Fabric Foundation is a non-profit initiative focused on building open infrastructure for what they call the robot economy. Instead of having robots locked inside corporate systems, the goal is to create a decentralized network where machines, AI agents, and humans can coordinate work, exchange value, and operate in an open environment.
Think of it like this. Right now robots exist in isolated systems. A factory robot does factory work. A delivery robot works inside a specific company network. They don’t really interact economically outside those environments. Fabric is trying to create the rails that would allow machines to actually participate in broader markets.
At the center of this idea is something called the Fabric Protocol. It’s a blockchain-based system designed to give robots and AI agents things like identity, payments, and coordination tools.
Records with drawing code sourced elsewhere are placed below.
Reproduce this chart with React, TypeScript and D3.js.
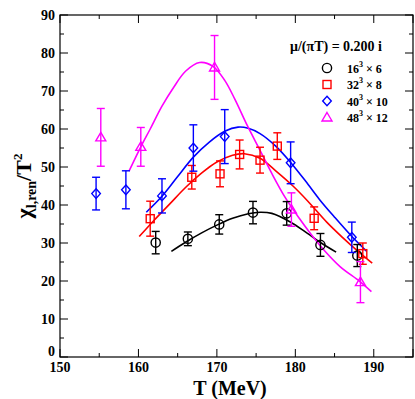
import React from "react";
import * as d3 from "d3";

// lattice data: T (MeV), chi/T^2, error
const tBlack = [162.2, 166.3, 170.3, 174.6, 178.9, 183.2, 187.9];
const yBlack = [30.1, 31.1, 34.9, 38.0, 37.8, 29.5, 26.7];
const eBlack = [2.95, 1.8, 2.55, 2.95, 3.1, 3.0, 2.9];

const tRed = [161.5, 166.8, 170.4, 172.9, 175.5, 177.7, 182.4, 188.6];
const yRed = [36.4, 47.3, 48.2, 53.3, 51.8, 55.5, 36.5, 27.2];
const eRed = [4.6, 3.1, 3.4, 3.8, 3.4, 3.5, 3.0, 2.8];

const tBlue = [154.6, 158.4, 163.0, 167.0, 171.0, 179.4, 187.2];
const yBlue = [43.0, 44.0, 42.4, 55.0, 58.0, 51.1, 31.5];
const eBlue = [4.3, 5.0, 4.5, 6.1, 7.1, 5.5, 4.0];

const tMag = [155.2, 160.3, 169.7, 179.5, 188.3];
const yMag = [57.8, 55.3, 76.2, 38.8, 19.7];
const eMag = [7.6, 5.1, 8.4, 4.4, 5.4];

// fit curves
const fitBlack: [number, number][] = [
  [164.2, 27.8], [166, 30.2], [168, 32.6], [170, 34.7], [172, 36.5], [174, 37.7],
  [175.5, 38.1], [177, 37.8], [179.3, 35.6], [181.5, 32.6], [183.3, 30], [185.2, 27.6],
];
const fitRed: [number, number][] = [
  [160.1, 31.7], [162, 36], [164, 40.3], [166, 44.6], [168, 48.3], [170, 51.3],
  [172, 53.1], [173.5, 53.5], [175.5, 52.3], [177.5, 49], [179.7, 45], [181.6, 41],
  [184, 35.5], [186, 31.5], [188, 27.8], [189.8, 24.7],
];
const fitBlue: [number, number][] = [
  [161, 38.1], [163, 42.3], [165, 47.5], [167, 52.6], [169, 56.5], [171, 59.4],
  [172.7, 60.5], [174, 60.2], [175.5, 58.8], [177.5, 55.5], [179.4, 51.2], [181.3, 46.3],
  [183.1, 41.4], [185, 36.8], [187.3, 31.5], [189.1, 27.8],
];
const fitMag: [number, number][] = [
  [158.8, 48.9], [160.3, 55.3], [161.5, 60], [163, 66], [164.5, 71], [166, 75.2],
  [167.8, 77.5], [169.5, 76.5], [171, 72.8], [172.3, 67.8], [173.9, 60.8], [175.5, 54.4],
  [177, 48.3], [178.7, 42], [180.5, 36.5], [182, 32.3], [183.5, 28.5], [185.7, 23.8],
  [188.2, 19.9], [189.7, 17.2],
];

const xTicks = [150, 160, 170, 180, 190];
const yTicks = [0, 10, 20, 30, 40, 50, 60, 70, 80, 90];
const legendVol = ["16", "32", "40", "48"];
const legendNt = ["6", "8", "10", "12"];

const W = 415;
const H = 399;
const L = 60, R = 413, T = 15, B = 357;
const FONT = "'Liberation Serif', 'DejaVu Serif', serif";

const x = d3.scaleLinear().domain([150, 195]).range([L, R]);
const y = d3.scaleLinear().domain([0, 90]).range([B, T]);

function Marker({ kind, cx, cy, color }: { kind: string; cx: number; cy: number; color: string }) {
  const sw = 1.4;
  if (kind === "circle") return <circle cx={cx} cy={cy} r={4.6} fill="none" stroke={color} strokeWidth={sw} />;
  if (kind === "square") return <rect x={cx - 4} y={cy - 4} width={8} height={8} fill="none" stroke={color} strokeWidth={sw} />;
  if (kind === "diamond")
    return <path d={`M${cx},${cy - 4.8}L${cx + 4.3},${cy}L${cx},${cy + 4.8}L${cx - 4.3},${cy}Z`} fill="none" stroke={color} strokeWidth={sw} />;
  return <path d={`M${cx},${cy - 5}L${cx + 5},${cy + 3.5}L${cx - 5},${cy + 3.5}Z`} fill="none" stroke={color} strokeWidth={sw} />;
}

const series = [
  { t: tBlack, v: yBlack, e: eBlack, fit: fitBlack, color: "#000000", kind: "circle" },
  { t: tRed, v: yRed, e: eRed, fit: fitRed, color: "#ff0000", kind: "square" },
  { t: tBlue, v: yBlue, e: eBlue, fit: fitBlue, color: "#0000ff", kind: "diamond" },
  { t: tMag, v: yMag, e: eMag, fit: fitMag, color: "#ff00ff", kind: "triangle" },
];

const txt = { fontFamily: FONT, fontWeight: 700 };

export default function App() {
  const line = d3
    .line<[number, number]>()
    .x((d) => x(d[0]))
    .y((d) => y(d[1]))
    .curve(d3.curveCatmullRom);

  const xMinor = d3.range(155, 195, 10);
  const yMinor = d3.range(5, 90, 10);

  return (
    <svg width={W} height={H} style={{ position: "absolute", left: 0, top: 0, background: "#fff", fontFamily: FONT }}>
      {/* fit curves */}
      {series.map((s, i) => (
        <path key={"f" + i} d={line(s.fit) || ""} fill="none" stroke={s.color} strokeWidth={1.6} />
      ))}

      {/* error bars and markers */}
      {series.map((s, i) => (
        <g key={"s" + i}>
          {s.t.map((t, j) => {
            const cx = x(t);
            const y1 = y(s.v[j] + s.e[j]);
            const y2 = y(s.v[j] - s.e[j]);
            return (
              <g key={j} stroke={s.color} strokeWidth={1.4}>
                <line x1={cx} x2={cx} y1={y1} y2={y2} />
                <line x1={cx - 4} x2={cx + 4} y1={y1} y2={y1} />
                <line x1={cx - 4} x2={cx + 4} y1={y2} y2={y2} />
              </g>
            );
          })}
          {s.t.map((t, j) => (
            <Marker key={"m" + j} kind={s.kind} cx={x(t)} cy={y(s.v[j])} color={s.color} />
          ))}
        </g>
      ))}

      {/* frame */}
      <rect x={L} y={T} width={R - L} height={B - T} fill="none" stroke="#000" strokeWidth={1.2} />

      {/* x ticks */}
      {xTicks.concat([195]).map((v) => (
        <g key={"xt" + v} stroke="#000" strokeWidth={1}>
          <line x1={x(v)} x2={x(v)} y1={B} y2={B - 8} />
          <line x1={x(v)} x2={x(v)} y1={T} y2={T + 8} />
        </g>
      ))}
      {xMinor.map((v) => (
        <g key={"xm" + v} stroke="#000" strokeWidth={1}>
          <line x1={x(v)} x2={x(v)} y1={B} y2={B - 4} />
          <line x1={x(v)} x2={x(v)} y1={T} y2={T + 4} />
        </g>
      ))}
      {xTicks.map((v) => (
        <text key={"xl" + v} x={x(v)} y={372} textAnchor="middle" fontSize={14} style={txt}>
          {v}
        </text>
      ))}

      {/* y ticks */}
      {yTicks.map((v) => (
        <g key={"yt" + v} stroke="#000" strokeWidth={1}>
          <line x1={L} x2={L + 8} y1={y(v)} y2={y(v)} />
          <line x1={R} x2={R - 8} y1={y(v)} y2={y(v)} />
        </g>
      ))}
      {yMinor.map((v) => (
        <g key={"ym" + v} stroke="#000" strokeWidth={1}>
          <line x1={L} x2={L + 4} y1={y(v)} y2={y(v)} />
          <line x1={R} x2={R - 4} y1={y(v)} y2={y(v)} />
        </g>
      ))}
      {yTicks.map((v) => (
        <text key={"yl" + v} x={55} y={y(v) + (v === 0 ? -1 : 4.5)} textAnchor="end" fontSize={14} style={txt}>
          {v}
        </text>
      ))}

      {/* axis titles */}
      <text x={230} y={395} textAnchor="middle" fontSize={20} style={txt}>
        T (MeV)
      </text>
      <text transform={`translate(31,${y(45)}) rotate(-90)`} textAnchor="middle" fontSize={22} style={txt}>
        χ
        <tspan fontSize={14} dy={5}>l,ren</tspan>
        <tspan fontSize={22} dy={-5}>/T</tspan>
        <tspan fontSize={13} dy={-9}>2</tspan>
      </text>

      {/* legend */}
      <text x={336} y={51} textAnchor="middle" fontSize={14} style={txt}>
        μ/(πT) = 0.200 i
      </text>
      {series.map((s, i) => {
        const ly = 68 + i * 16.5;
        return (
          <g key={"lg" + i}>
            <Marker kind={s.kind} cx={327} cy={ly} color={s.color} />
            <text x={347} y={ly + 4.5} fontSize={12} style={txt}>
              {legendVol[i]}
              <tspan fontSize={8} dy={-6}>3</tspan>
              <tspan dy={6}>{" × " + legendNt[i]}</tspan>
            </text>
          </g>
        );
      })}
    </svg>
  );
}
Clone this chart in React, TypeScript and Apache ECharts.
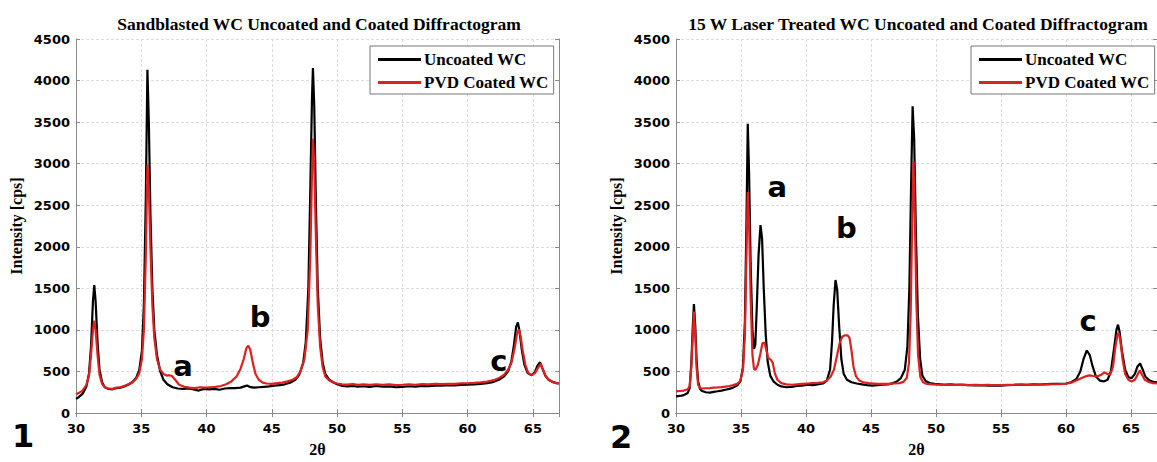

In simple terms, it lets machines plug into a decentralized network where they can verify tasks, interact with other systems, and receive payments for work they complete.
The protocol currently runs on Base, which is an Ethereum Layer-2 network. That gives it cheaper and faster transactions compared to mainnet Ethereum. But the bigger plan is to eventually move toward its own dedicated Layer-1 blockchain designed specifically for machine-to-machine activity.
And this is where the $ROBO token comes in.
ROBO acts as the fuel for the entire system. It’s used for network fees, task payments, and governance decisions inside the ecosystem. If robots or AI agents are interacting on the network, settling work, or verifying activity, ROBO is the token that keeps everything running.
One concept the project pushes a lot is something called Proof of Robotic Work. Instead of rewards only going to people staking tokens or running nodes, Fabric is experimenting with the idea that real robotic activity should be rewarded on-chain. That means robots completing tasks, generating useful data, or contributing computing resources could earn tokens.
It’s basically an attempt to tie blockchain incentives to real-world machine productivity.
From a tokenomics perspective, ROBO has a maximum supply of 10 billion tokens. The allocation is spread across ecosystem incentives, investors, the team, and foundation reserves. A large portion is reserved specifically for community growth and ecosystem development, which makes sense considering the whole network depends on adoption from developers and robotics companies.
The token itself entered the market in February 2026, and like most AI-related crypto projects lately, it caught attention pretty quickly. Trading launched across several exchanges and early price action showed strong interest from traders who are already betting big on anything connected to AI infrastructure.
But the bigger conversation isn’t really about short-term price.
What Fabric is trying to solve is a structural problem that might become very real in the next decade. Robots are getting smarter. AI agents are starting to operate autonomously. Machines are already handling logistics, manufacturing, inspection work, and service operations. But our economic systems weren’t really designed for machines to participate directly.
Fabric is basically asking: what if robots could have wallets, identities, and the ability to earn and spend value inside an open network?
If that sounds futuristic, that’s because it kind of is.
The roadmap for the project focuses on expanding the infrastructure around robotic identity systems, decentralized marketplaces for machine labor, and governance frameworks that keep the system aligned with human oversight. Over time the team wants to push toward a dedicated blockchain layer that can handle high-volume machine interactions.
Of course, like many ambitious crypto ideas, the real challenge will be execution. Building infrastructure for a robot economy isn’t something that happens overnight. It will require real partnerships with robotics developers, real machines connected to the network, and real use cases beyond speculation.
But the idea itself is definitely one of the more interesting experiments happening in crypto right now.
Most blockchain projects are still focused on finance. Fabric is looking at something bigger the possibility that one day machines themselves might be participants in decentralized economies.
If that future actually arrives, the infrastructure being built now could end up playing a much bigger role than people expect.